#### [Set exercise]
Extract every line where the string "this" appears.

#### [Data items]
::::

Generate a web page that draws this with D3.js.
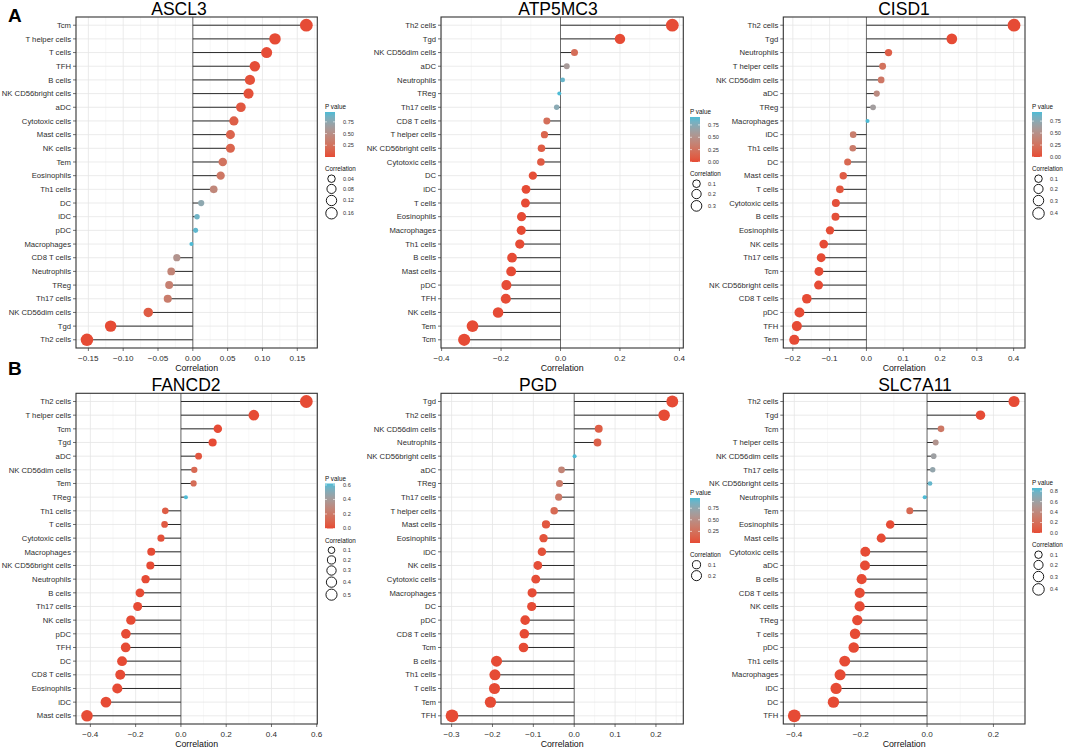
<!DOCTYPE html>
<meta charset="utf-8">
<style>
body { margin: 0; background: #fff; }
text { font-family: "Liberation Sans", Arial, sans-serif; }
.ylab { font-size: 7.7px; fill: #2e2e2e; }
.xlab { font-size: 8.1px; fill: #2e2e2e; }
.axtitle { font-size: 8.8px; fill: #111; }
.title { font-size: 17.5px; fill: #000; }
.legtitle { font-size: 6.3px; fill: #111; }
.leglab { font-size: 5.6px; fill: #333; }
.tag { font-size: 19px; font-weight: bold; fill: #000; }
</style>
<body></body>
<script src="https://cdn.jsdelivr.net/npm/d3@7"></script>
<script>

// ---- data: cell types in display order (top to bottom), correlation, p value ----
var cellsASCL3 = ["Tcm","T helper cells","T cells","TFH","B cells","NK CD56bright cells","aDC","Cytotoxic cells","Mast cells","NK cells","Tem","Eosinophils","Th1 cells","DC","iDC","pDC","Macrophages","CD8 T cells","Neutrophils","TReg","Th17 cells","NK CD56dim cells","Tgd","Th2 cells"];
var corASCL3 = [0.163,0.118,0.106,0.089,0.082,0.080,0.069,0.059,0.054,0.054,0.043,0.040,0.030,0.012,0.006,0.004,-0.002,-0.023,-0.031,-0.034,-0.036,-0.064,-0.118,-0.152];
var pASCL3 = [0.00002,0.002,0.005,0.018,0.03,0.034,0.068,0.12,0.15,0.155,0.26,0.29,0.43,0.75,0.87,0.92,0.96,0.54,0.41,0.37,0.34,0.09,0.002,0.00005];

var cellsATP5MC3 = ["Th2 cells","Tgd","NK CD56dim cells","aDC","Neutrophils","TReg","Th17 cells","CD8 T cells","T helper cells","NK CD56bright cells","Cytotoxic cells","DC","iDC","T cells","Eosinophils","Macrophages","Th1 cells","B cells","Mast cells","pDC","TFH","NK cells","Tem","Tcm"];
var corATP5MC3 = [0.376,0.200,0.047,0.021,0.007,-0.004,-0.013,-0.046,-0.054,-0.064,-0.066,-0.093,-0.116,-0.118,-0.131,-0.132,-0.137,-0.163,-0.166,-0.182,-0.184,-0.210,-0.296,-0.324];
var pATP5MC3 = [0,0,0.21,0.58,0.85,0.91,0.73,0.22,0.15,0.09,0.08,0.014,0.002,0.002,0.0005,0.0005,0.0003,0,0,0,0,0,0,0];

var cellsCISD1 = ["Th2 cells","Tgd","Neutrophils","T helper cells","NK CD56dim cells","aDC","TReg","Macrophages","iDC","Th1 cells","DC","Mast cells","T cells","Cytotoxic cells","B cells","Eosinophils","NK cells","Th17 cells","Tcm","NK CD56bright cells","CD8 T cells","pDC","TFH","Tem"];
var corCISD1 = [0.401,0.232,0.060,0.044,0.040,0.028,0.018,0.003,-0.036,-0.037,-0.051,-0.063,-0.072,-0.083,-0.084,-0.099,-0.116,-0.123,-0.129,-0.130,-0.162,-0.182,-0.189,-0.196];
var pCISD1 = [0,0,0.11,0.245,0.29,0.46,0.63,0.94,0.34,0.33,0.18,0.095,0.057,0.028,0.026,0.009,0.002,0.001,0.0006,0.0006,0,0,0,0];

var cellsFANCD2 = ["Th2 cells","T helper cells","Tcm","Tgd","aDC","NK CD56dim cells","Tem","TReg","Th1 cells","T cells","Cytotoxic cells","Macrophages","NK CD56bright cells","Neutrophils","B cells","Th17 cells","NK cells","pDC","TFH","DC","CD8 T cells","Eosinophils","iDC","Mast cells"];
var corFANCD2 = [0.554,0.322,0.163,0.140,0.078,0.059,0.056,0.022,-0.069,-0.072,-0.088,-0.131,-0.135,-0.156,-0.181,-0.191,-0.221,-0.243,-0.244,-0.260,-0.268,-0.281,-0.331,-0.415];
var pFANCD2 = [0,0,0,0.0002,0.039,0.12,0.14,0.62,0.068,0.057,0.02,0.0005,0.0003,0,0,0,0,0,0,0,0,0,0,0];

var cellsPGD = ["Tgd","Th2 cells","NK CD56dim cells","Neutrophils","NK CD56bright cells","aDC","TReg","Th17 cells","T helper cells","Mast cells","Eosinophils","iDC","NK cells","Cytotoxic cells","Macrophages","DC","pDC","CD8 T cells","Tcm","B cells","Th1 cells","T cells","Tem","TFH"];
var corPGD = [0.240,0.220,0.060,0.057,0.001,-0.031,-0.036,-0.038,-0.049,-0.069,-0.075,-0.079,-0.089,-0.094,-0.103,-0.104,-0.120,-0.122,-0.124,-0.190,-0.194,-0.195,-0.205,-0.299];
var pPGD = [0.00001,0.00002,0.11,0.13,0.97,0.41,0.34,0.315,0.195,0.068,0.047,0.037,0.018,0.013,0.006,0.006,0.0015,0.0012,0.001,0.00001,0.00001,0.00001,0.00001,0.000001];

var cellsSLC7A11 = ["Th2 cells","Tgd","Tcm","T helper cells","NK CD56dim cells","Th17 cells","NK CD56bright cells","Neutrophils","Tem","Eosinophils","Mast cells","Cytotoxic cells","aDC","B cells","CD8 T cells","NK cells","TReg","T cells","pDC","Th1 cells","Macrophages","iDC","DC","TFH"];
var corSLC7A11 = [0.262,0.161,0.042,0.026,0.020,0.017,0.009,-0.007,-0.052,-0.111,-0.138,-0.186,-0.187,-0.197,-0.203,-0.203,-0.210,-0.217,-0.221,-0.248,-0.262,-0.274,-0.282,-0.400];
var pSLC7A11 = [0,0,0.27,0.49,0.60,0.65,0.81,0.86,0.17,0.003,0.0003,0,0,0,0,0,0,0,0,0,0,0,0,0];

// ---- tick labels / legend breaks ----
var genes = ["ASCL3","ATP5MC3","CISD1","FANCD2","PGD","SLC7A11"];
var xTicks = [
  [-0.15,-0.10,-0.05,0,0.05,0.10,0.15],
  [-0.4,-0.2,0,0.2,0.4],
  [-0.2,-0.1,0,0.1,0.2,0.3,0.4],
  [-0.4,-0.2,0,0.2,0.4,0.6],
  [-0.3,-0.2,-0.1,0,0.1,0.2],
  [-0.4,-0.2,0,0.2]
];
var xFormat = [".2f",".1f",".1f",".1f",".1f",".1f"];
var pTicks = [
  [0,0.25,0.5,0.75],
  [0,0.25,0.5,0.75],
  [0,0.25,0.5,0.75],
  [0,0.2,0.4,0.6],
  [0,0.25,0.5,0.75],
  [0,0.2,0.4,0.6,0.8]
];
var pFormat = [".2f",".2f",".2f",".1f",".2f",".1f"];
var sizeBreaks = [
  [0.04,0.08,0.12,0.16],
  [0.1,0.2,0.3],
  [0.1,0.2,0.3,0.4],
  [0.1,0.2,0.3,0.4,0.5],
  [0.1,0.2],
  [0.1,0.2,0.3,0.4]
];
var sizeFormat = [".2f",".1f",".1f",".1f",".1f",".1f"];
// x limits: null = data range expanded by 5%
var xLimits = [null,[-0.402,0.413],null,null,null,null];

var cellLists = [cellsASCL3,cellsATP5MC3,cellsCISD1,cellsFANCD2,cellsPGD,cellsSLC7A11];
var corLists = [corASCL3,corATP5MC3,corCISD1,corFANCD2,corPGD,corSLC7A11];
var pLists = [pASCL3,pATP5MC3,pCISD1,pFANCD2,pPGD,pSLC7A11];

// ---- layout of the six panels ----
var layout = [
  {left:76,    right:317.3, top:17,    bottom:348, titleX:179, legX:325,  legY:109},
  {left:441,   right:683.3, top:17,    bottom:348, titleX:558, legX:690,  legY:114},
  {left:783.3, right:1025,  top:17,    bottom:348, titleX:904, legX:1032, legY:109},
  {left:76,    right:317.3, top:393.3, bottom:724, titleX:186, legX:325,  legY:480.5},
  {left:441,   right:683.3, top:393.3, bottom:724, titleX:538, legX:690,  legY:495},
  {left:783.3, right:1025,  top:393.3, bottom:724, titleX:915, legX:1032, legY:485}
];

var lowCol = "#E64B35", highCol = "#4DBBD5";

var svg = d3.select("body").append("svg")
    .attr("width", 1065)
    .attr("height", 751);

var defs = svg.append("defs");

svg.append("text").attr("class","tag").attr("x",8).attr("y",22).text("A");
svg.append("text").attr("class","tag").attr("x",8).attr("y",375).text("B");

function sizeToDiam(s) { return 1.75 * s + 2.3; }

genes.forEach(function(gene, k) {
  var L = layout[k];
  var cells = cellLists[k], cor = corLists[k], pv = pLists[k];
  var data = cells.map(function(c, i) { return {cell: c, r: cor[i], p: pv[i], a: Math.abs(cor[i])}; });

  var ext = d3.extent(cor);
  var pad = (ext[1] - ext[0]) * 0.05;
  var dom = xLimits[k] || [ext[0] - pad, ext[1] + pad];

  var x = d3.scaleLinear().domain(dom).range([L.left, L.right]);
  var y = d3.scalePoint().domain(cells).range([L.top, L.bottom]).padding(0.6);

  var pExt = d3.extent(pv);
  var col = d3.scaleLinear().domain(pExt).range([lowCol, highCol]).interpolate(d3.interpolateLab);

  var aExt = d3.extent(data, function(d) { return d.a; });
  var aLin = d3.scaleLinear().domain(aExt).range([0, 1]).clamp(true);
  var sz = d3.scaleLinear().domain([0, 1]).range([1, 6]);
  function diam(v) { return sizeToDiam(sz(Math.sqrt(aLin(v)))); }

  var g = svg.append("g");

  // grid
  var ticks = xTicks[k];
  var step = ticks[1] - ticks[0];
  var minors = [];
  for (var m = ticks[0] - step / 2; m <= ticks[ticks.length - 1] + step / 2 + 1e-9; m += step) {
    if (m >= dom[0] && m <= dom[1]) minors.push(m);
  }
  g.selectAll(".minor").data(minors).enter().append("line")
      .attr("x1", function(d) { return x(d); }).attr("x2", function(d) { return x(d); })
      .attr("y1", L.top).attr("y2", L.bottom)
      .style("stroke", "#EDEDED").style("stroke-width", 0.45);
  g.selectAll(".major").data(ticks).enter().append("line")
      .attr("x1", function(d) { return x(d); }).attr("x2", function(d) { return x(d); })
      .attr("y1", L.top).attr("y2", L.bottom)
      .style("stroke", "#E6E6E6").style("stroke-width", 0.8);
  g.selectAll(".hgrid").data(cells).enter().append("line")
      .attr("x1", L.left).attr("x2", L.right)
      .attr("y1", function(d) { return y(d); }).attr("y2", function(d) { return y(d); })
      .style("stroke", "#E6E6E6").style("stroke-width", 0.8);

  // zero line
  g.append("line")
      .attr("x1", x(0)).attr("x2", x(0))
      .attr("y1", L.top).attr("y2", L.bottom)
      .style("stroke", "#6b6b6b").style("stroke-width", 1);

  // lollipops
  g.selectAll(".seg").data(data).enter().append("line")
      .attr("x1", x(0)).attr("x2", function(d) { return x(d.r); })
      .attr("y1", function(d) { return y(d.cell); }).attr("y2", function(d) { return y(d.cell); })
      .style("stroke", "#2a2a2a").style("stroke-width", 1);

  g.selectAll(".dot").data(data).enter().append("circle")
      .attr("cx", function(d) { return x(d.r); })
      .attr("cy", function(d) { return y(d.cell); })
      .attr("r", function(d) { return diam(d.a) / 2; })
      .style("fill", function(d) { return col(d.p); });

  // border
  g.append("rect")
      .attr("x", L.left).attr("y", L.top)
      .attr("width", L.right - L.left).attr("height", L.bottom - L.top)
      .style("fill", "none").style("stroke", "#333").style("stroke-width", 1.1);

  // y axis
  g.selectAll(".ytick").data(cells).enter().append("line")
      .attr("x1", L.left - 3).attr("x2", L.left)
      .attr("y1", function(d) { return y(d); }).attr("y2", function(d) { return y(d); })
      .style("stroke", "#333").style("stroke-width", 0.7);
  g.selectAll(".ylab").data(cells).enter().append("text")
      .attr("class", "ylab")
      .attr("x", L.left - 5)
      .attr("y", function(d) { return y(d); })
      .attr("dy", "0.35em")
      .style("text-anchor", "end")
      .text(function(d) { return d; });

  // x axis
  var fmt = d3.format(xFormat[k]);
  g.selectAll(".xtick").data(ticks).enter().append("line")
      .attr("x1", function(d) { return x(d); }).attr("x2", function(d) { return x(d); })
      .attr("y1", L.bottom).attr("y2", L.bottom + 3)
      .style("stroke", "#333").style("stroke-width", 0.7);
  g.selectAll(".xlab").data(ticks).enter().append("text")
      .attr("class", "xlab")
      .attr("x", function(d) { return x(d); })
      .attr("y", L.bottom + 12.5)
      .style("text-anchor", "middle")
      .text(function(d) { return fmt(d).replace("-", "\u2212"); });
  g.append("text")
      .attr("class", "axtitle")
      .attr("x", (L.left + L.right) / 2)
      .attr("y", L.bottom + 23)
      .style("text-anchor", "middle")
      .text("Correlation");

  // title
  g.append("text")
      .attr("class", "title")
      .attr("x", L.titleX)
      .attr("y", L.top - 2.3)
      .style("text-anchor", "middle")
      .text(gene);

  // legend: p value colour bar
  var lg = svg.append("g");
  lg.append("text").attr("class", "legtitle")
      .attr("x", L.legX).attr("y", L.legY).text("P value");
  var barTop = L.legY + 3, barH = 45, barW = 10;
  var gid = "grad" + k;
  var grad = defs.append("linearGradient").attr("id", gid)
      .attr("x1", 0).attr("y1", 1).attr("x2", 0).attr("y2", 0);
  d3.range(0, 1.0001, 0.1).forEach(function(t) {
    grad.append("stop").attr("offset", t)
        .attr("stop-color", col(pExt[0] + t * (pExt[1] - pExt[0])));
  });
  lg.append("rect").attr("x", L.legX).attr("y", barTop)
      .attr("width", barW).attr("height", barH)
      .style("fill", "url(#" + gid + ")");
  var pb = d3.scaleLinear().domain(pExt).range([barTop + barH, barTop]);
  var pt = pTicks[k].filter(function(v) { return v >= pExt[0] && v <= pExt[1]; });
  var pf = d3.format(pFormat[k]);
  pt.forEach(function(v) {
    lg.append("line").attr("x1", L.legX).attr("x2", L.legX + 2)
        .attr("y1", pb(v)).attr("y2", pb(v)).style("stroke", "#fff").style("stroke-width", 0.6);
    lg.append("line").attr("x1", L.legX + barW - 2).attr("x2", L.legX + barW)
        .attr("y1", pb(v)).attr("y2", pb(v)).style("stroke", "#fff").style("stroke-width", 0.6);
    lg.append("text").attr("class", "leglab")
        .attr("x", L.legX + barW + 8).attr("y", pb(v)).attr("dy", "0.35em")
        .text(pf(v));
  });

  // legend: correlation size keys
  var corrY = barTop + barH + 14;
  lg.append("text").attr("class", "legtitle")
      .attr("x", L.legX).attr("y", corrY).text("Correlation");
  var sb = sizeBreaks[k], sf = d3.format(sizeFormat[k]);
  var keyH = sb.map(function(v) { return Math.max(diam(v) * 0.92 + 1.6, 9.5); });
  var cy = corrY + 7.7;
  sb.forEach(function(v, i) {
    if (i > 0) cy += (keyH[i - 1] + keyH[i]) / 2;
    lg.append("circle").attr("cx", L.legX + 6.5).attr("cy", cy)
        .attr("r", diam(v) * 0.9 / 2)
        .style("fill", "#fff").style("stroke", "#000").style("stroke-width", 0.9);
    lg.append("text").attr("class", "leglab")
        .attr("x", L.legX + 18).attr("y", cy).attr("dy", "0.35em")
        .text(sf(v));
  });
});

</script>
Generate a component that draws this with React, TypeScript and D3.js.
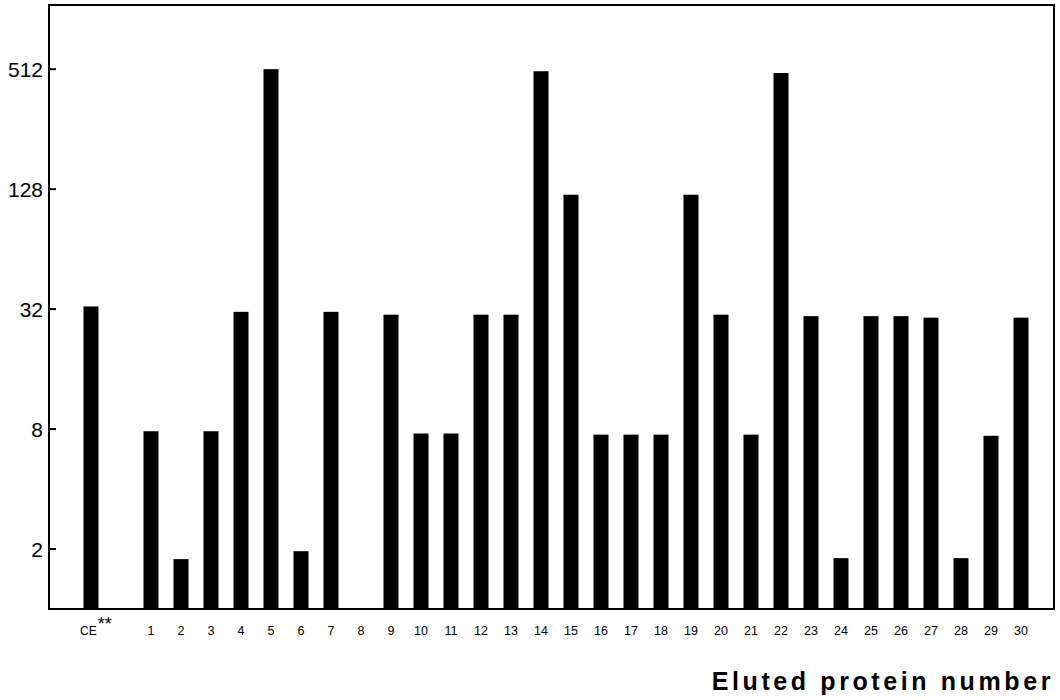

::::

#### [Result]
Generate a web page that draws this with D3.js.
Generate a component that draws this with React, TypeScript and D3.js.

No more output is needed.